Punk can mean many things, an outlet for frustration, the out-there fashion, the attitude to live by, the freedom to create, and the mindset to question authority. One thing punk isn’t is DEAD.
For nearly 40 years punk rock remains a constant for Southern California’s underground scene and shows no signs of slowing down. Punk music has been a threshold for individuals to express themselves in their purest form, as well as cultivating an image of violence, deviance and repugnance at the very inception of the subculture. It’s become a form of expression that goes further than fashion or rebellion, it’s an alternative lifestyle divergent from the norms of society.
In a beat down car repair shop next to a skatepark, old-school punk band Vietnam Hardcore jams out in a tight room with walls chipped of blue paint. Wearing a green bomber jacket, lead vocalist Marty Martinez grabs his mic shouting the lyrics to their song Headed Nowhere. The room engulfs with loud, aggressive music vibrating off the walls.

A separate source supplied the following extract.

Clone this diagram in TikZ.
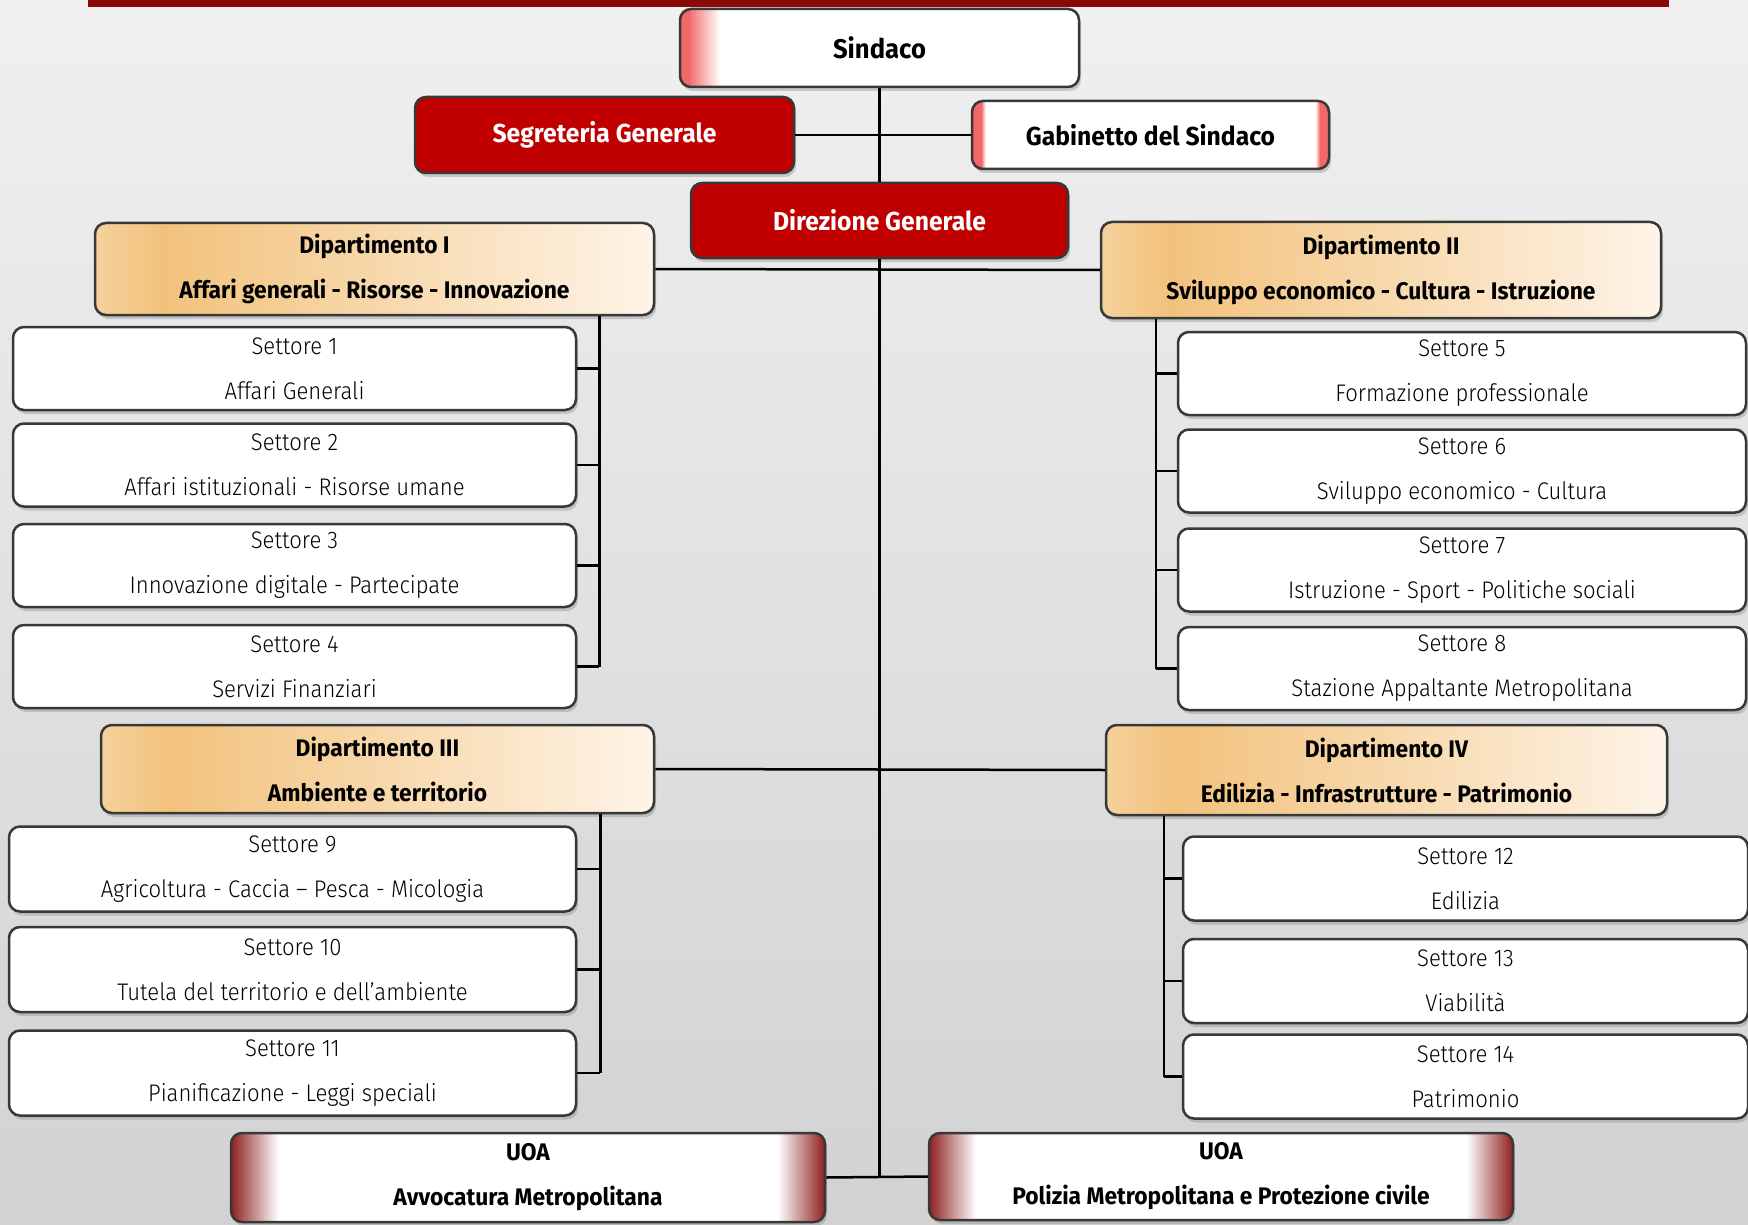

“Going nowhere was really fitting because I was living in a garage at my aunt’s house and I finished school with no work. Just trying to find odd man jobs,” Martinez stated.
The beauty of punk rock is that it is pure, raw emotion, an exposed nerve that doesn’t need to be slick and polished to get its point across.
Sitting in their jam space in Vista, the members of Vietnam Hardcore, who were in their mid to late 20’s, shared their
inspirations behind their music, the struggles they’ve faced as a band, and what it means to be punk.
“Punk is an attitude, I’m sorry. You can have all the clothes, you can have all the records, but at the end of the day if you don’t have the attitude, then I’m sorry,” said lead guitarist Isaac, as he drank a cold beer.
It’s an attitude, but not all punks share the same attitude. “For some people, Green Day is the epitome of punk to them, because based on their level of understanding that could be the most extreme,” drummer Kaleb Calem said, wearing a black Motorhead England T-shirt, “To me, everything is on a different scale of comprehension. What’s punk to somebody is not punk to somebody else.”
Punk as we know it — the music, the attitude, the fashion and the disgust made its appearance in the mid-70’s taking over the U.S. and the U.K. as the Clash, The Sex Pistols, and the Ramones toured the countries. Punk music was a breath of fresh air from the hippies and disco music. It was a revolution for young people to express their frustration over the dissatisfaction with the recession and social injustices.
The genre is described as faster, heavier and more abrasive sound.
Punk band Dark Visions of Terror (D.V.T) used their youth adolescence angst towards their music, bringing in a local intimate scene to Temecula. “Shows are the best way to channel anything you’re going through,” said Christian Sia, 23.
Wearing a studded jean vest embellished with a D.V.T and cheetah print patch on his shoulders, Sia has been a part of the punk music scene since high school in 2009 where he met most of his bandmates.
“Getting started with the punk scene and music. I got into it through my dad, he used to play these little mix CDs with random punk music, random metal music. As I got older I started to understand why the music is the way it is, very aggressive, violent, chaos,” he said passionately. “Well it’s cause we live in a world of order, we have to abide by the rules and what better way to break all the rules, going to a show.”
Years ago bands in Temecula had a hub where any artist could perform and be connected to the community. The Vault was the place to be on the weekends, where Sia said it didn’t matter what show it was, whether it was punks, metalheads and all different music lovers at one show. He added there was no left or right, no red or blue.
Where venues have failed, bands like Graveyard Witch have provided a sanctuary for local music. In a backyard of a culture-de-sac neighborhood, all types of genres
could be heard from punk to hip-hop to heavy metal. Walking through the wooden backyard door a portable potty, kegs, and Graveyard Witch merchandise could be seen. Over 100 metalhead, punk kids and hipsters basked in each other’s company and moshed while bands performed on a handmade stage.
While the sound of punk has evolved throughout the years it remains to be seen where punk will move next. But as the dynamic scene filled with creative and varied individuals, seems to say the genre is alive and well. There’s no denying the roots of punk will always prevail. “It’s funny ’cause you can apply the punk attitude to many different musics,” Sia said. “It’s a universal thing I believe.”